• STORED RECORDS

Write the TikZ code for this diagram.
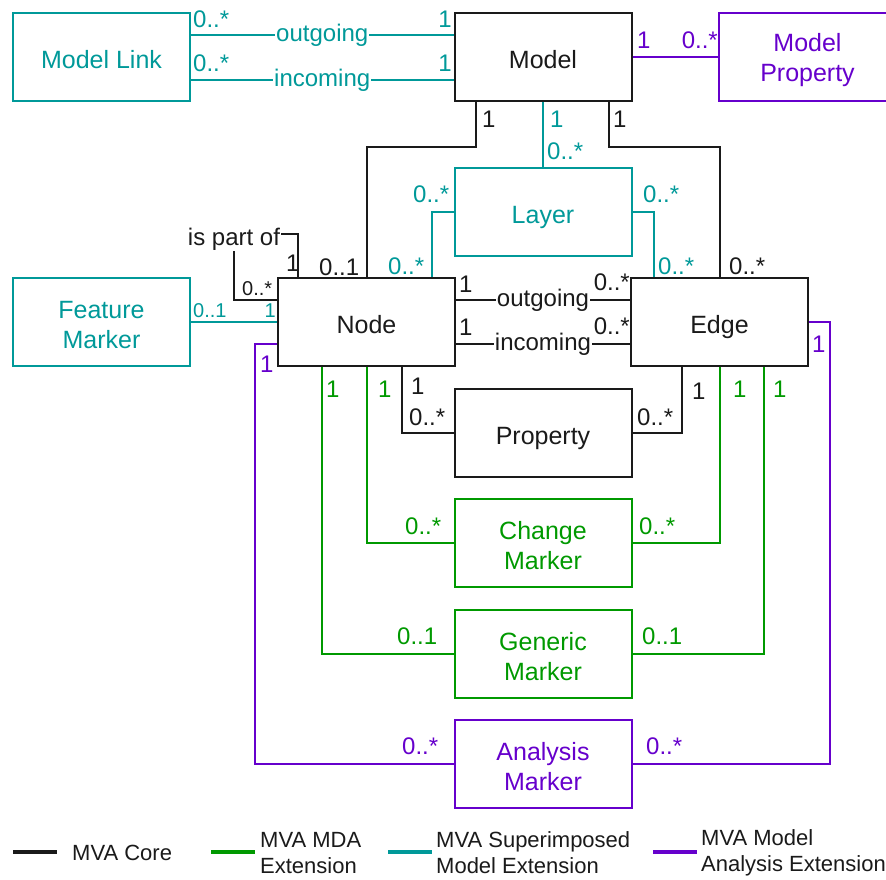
\documentclass[tikz,border=0pt]{standalone}
\usepackage{fontspec}
\setmainfont{Liberation Sans}
\definecolor{core}{RGB}{26,26,26}
\definecolor{mda}{RGB}{0,153,0}
\definecolor{sup}{RGB}{0,153,153}
\definecolor{ana}{RGB}{102,0,204}
% struts that set class names slightly below the box centre
\newcommand\boxstrut{\rule{0pt}{24pt}}
\newcommand\onestrut{\rule[-6pt]{0pt}{34pt}}
\tikzset{
  cls/.style={draw, line width=2pt, minimum width=177pt, minimum height=88pt,
    inner sep=0pt, align=center, font=\fontsize{25}{30}\selectfont},
  conn/.style={line width=2pt},
  mult/.style={inner sep=0pt, anchor=base west, font=\fontsize{24}{28}\selectfont},
  multr/.style={mult, anchor=base east},
  smult/.style={mult, font=\fontsize{20}{24}\selectfont},
  smultr/.style={smult, anchor=base east},
  role/.style={fill=white, inner sep=1pt, font=\fontsize{24}{28}\selectfont},
  legline/.style={line width=4pt},
  legtext/.style={anchor=west, inner sep=0pt, align=left, font=\fontsize{22}{26}\selectfont}
}
\begin{document}
\begin{tikzpicture}[x=1pt, y=-1pt]
\useasboundingbox (0,0) rectangle (886,879);

% classes
\node[cls, core] (Model) at (543,57) {\onestrut Model};
\node[cls, sup] (ML) at (101.5,57) {\onestrut Model Link};
\node[cls, ana] (MP) at (807.5,57) {\boxstrut Model\\Property};
\node[cls, sup] (Layer) at (543,212) {\onestrut Layer};
\node[cls, sup] (FM) at (101.5,322) {\boxstrut Feature\\Marker};
\node[cls, core] (Node) at (366.5,322) {\onestrut Node};
\node[cls, core] (Edge) at (719.5,322) {\onestrut Edge};
\node[cls, core] (Prop) at (543,433) {\onestrut Property};
\node[cls, mda] (CM) at (543,543) {\boxstrut Change\\Marker};
\node[cls, mda] (GM) at (543,653.5) {\boxstrut Generic\\Marker};
\node[cls, ana] (AM) at (543,764) {\boxstrut Analysis\\Marker};

% superimposed model extension
\draw[conn, sup] ([yshift=22pt]ML.east) -- node[role, text=sup] (mlo) {outgoing} ([yshift=22pt]Model.west);
\draw[conn, sup] ([yshift=-23pt]ML.east) -- node[role, text=sup] (mli) {incoming} ([yshift=-23pt]Model.west);
\draw[conn, sup] (Model.south) -- (Layer.north);
\draw[conn, sup] (Layer.west) -| ([xshift=65.5pt]Node.north);
\draw[conn, sup] (Layer.east) -| ([xshift=-65.5pt]Edge.north);
\draw[conn, sup] (FM.east) -- (Node.west);

% core
\draw[conn, core] ([xshift=-67pt]Model.south) -- ++(0,45) -| (Node.north);
\draw[conn, core] ([xshift=66pt]Model.south) -- ++(0,45) -| (Edge.north);
\draw[conn, core] ([yshift=22pt]Node.east) -- node[role, text=core] (neo) {outgoing} ([yshift=22pt]Edge.west);
\draw[conn, core] ([yshift=-22pt]Node.east) -- node[role, text=core] (nei) {incoming} ([yshift=-22pt]Edge.west);
\node[inner sep=1pt, text=core, font=\fontsize{24}{28}\selectfont] (partof) at (234,239) {is part of};
\draw[conn, core] ([xshift=-68.5pt]Node.north) |- ([yshift=5pt]partof.east);
\draw[conn, core] (partof.south) |- ([yshift=22pt]Node.west);
\draw[conn, core] ([xshift=35.5pt]Node.south) |- (Prop.west);
\draw[conn, core] ([xshift=-37.5pt]Edge.south) |- (Prop.east);

% model analysis extension
\draw[conn, ana] (Model.east) -- (MP.west);
\draw[conn, ana] ([yshift=-22pt]Node.west) -- ++(-22,0) |- (AM.west);
\draw[conn, ana] (Edge.east) -- ++(21,0) |- (AM.east);

% MDA extension
\draw[conn, mda] (Node.south) |- (CM.west);
\draw[conn, mda] ([xshift=-44.5pt]Node.south) |- (GM.west);
\draw[conn, mda] (Edge.south) |- (CM.east);
\draw[conn, mda] ([xshift=44.5pt]Edge.south) |- (GM.east);

% multiplicities: superimposed
\node[mult, text=sup] (s1) at (193,27) {0..*};
\node[multr, text=sup] (s2) at (452,27) {1};
\node[mult, text=sup] (s3) at (193,71) {0..*};
\node[multr, text=sup] (s4) at (452,71) {1};
\node[mult, text=sup] (s5) at (550,127) {1};
\node[mult, text=sup] (s6) at (547,159) {0..*};
\node[mult, text=sup] (s7) at (413,202) {0..*};
\node[mult, text=sup] (s8) at (388,274) {0..*};
\node[mult, text=sup] (s9) at (643,202) {0..*};
\node[mult, text=sup] (s10) at (658,274) {0..*};
\node[smult, text=sup] (s11) at (193,317) {0..1};
\node[smultr, text=sup] (s12) at (276,317) {1};

% multiplicities: core
\node[mult, text=core] (c1) at (482,127) {1};
\node[mult, text=core] (c2) at (613,127) {1};
\node[mult, text=core] (c3) at (286,271) {1};
\node[mult, text=core] (c4) at (319,275) {0..1};
\node[smult, text=core] (c5) at (242,295) {0..*};
\node[mult, text=core] (c6) at (729,274) {0..*};
\node[mult, text=core] (c7) at (459,292) {1};
\node[multr, text=core] (c8) at (630,290) {0..*};
\node[mult, text=core] (c9) at (459,335) {1};
\node[multr, text=core] (c10) at (630,334) {0..*};
\node[mult, text=core] (c11) at (411,394) {1};
\node[mult, text=core] (c12) at (409,425) {0..*};
\node[mult, text=core] (c13) at (637,425) {0..*};
\node[mult, text=core] (c14) at (692,399) {1};

% multiplicities: model analysis
\node[mult, text=ana] (a1) at (637,48) {1};
\node[multr, text=ana] (a2) at (718,48) {0..*};
\node[mult, text=ana] (a3) at (260,372) {1};
\node[mult, text=ana] (a4) at (812,352) {1};
\node[mult, text=ana] (a5) at (402,754) {0..*};
\node[mult, text=ana] (a6) at (646,754) {0..*};

% multiplicities: MDA
\node[mult, text=mda] (d1) at (326,397) {1};
\node[mult, text=mda] (d2) at (378,397) {1};
\node[mult, text=mda] (d3) at (733,397) {1};
\node[mult, text=mda] (d4) at (773,397) {1};
\node[mult, text=mda] (d5) at (405,534) {0..*};
\node[mult, text=mda] (d6) at (639,534) {0..*};
\node[mult, text=mda] (d7) at (397,644) {0..1};
\node[mult, text=mda] (d8) at (642,644) {0..1};

% legend
\draw[legline, core] (13,852) -- (57,852);
\node[legtext, text=core] (l1) at (72,853) {MVA Core};
\draw[legline, mda] (211,852) -- (255,852);
\node[legtext, text=core] (l2) at (260,853) {MVA MDA\\Extension};
\draw[legline, sup] (388,852) -- (432,852);
\node[legtext, text=core] (l3) at (436,853) {MVA Superimposed\\Model Extension};
\draw[legline, ana] (653,852) -- (697,852);
\node[legtext, text=core] (l4) at (701,853) {MVA Model\\Analysis Extension};
\end{tikzpicture}
\end{document}
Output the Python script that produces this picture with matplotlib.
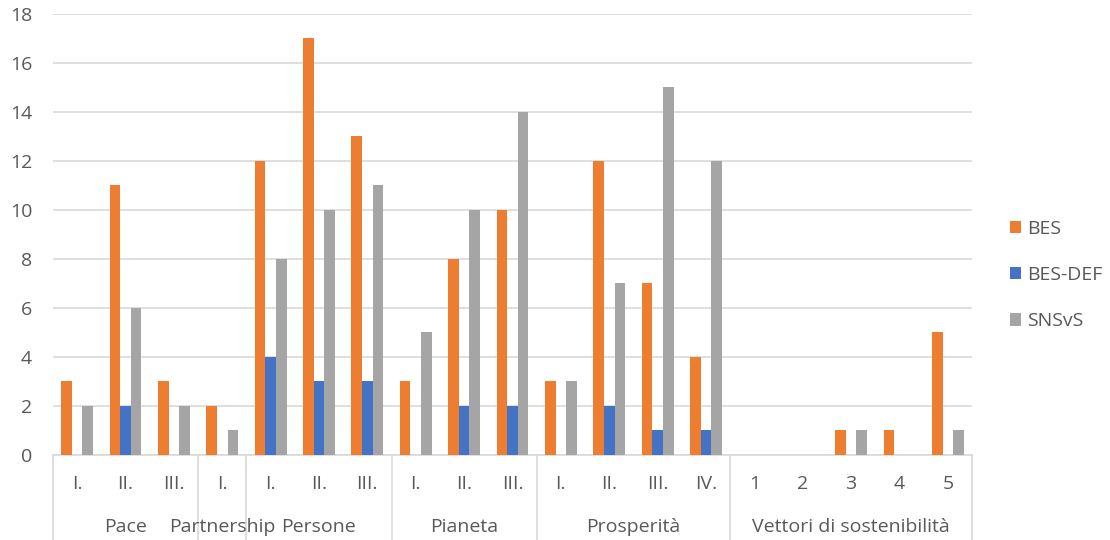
import matplotlib.pyplot as plt
import matplotlib.transforms as mtransforms
import numpy as np

plt.rcParams['font.family'] = ['Open Sans', 'DejaVu Sans']

groups = ["Pace", "Partnership", "Persone", "Pianeta", "Prosperità", "Vettori di sostenibilità"]
group_ticks = [
    ["I.", "II.", "III."],
    ["I."],
    ["I.", "II.", "III."],
    ["I.", "II.", "III."],
    ["I.", "II.", "III.", "IV."],
    ["1", "2", "3", "4", "5"],
]
bes = [3, 11, 3, 2, 12, 17, 13, 3, 8, 10, 3, 12, 7, 4, 0, 0, 1, 1, 5]
bes_def = [0, 2, 0, 0, 4, 3, 3, 0, 2, 2, 0, 2, 1, 1, 0, 0, 0, 0, 0]
snsvs = [2, 6, 2, 1, 8, 10, 11, 5, 10, 14, 3, 7, 15, 12, 0, 0, 1, 0, 1]

series = [("BES", bes, "#ED7D31"), ("BES-DEF", bes_def, "#4472C4"), ("SNSvS", snsvs, "#A5A5A5")]

labels = [t for tl in group_ticks for t in tl]
x = np.arange(len(labels))
w = 0.22
fs = 14

fig = plt.figure(figsize=(11.1, 5.4), dpi=100)
ax = fig.add_axes([0.0477, 0.1574, 0.828, 0.817])

for i, (name, vals, col) in enumerate(series):
    ax.bar(x + (i - 1) * w, vals, width=w, color=col, label=name, zorder=3)

ax.set_xlim(-0.5, len(labels) - 0.5)
ax.set_ylim(0, 18)
ax.set_yticks(range(0, 19, 2))
ax.tick_params(axis='y', length=0, labelsize=fs, labelcolor="#595959", pad=15)
ax.grid(axis='y', color="#D9D9D9", linewidth=1.2, zorder=0)
for s in ["top", "right", "left"]:
    ax.spines[s].set_visible(False)
ax.spines["bottom"].set_color("#D9D9D9")
ax.spines["bottom"].set_linewidth(1.2)
ax.set_xticks([])

# two-level category axis
trans = mtransforms.blended_transform_factory(ax.transData, ax.transAxes)
bottom = -0.1574 / 0.817
for xi, lab in zip(x, labels):
    ax.text(xi, -0.065, lab, transform=trans, ha='center', va='center',
            fontsize=fs, color="#595959")
start = 0
bounds = [-0.5]
for g, tl in zip(groups, group_ticks):
    end = start + len(tl)
    ax.text((start + end - 1) / 2, -0.163, g, transform=trans, ha='center', va='center',
            fontsize=fs, color="#595959")
    bounds.append(end - 0.5)
    start = end
for b in bounds:
    ax.plot([b, b], [0, bottom], transform=trans, color="#D9D9D9", linewidth=1.2, clip_on=False)

leg = ax.legend(loc='center left', bbox_to_anchor=(1.022, 0.408), frameon=False,
                fontsize=fs, handlelength=0.6, handleheight=0.6, handletextpad=0.3,
                labelspacing=1.45)
for t in leg.get_texts():
    t.set_color("#595959")

fig.savefig("out.png", dpi=100)
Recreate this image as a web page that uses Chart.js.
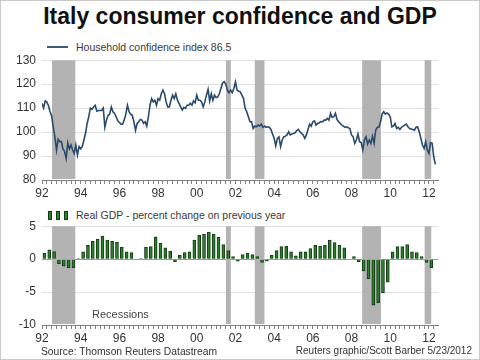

• GIVEN EXERCISE
Everything above from the line with "Output the Python" through the line with "plt.rcParams['font.family'] = ['Open" should be retyped exactly, and nothing else; omit pictures.

• ANSWER TO THIS PROBLEM
Output the Python script that produces this picture with matplotlib.
import matplotlib.pyplot as plt
import matplotlib.transforms as mtransforms
import numpy as np

plt.rcParams['font.family'] = ['Open Sans', 'DejaVu Sans']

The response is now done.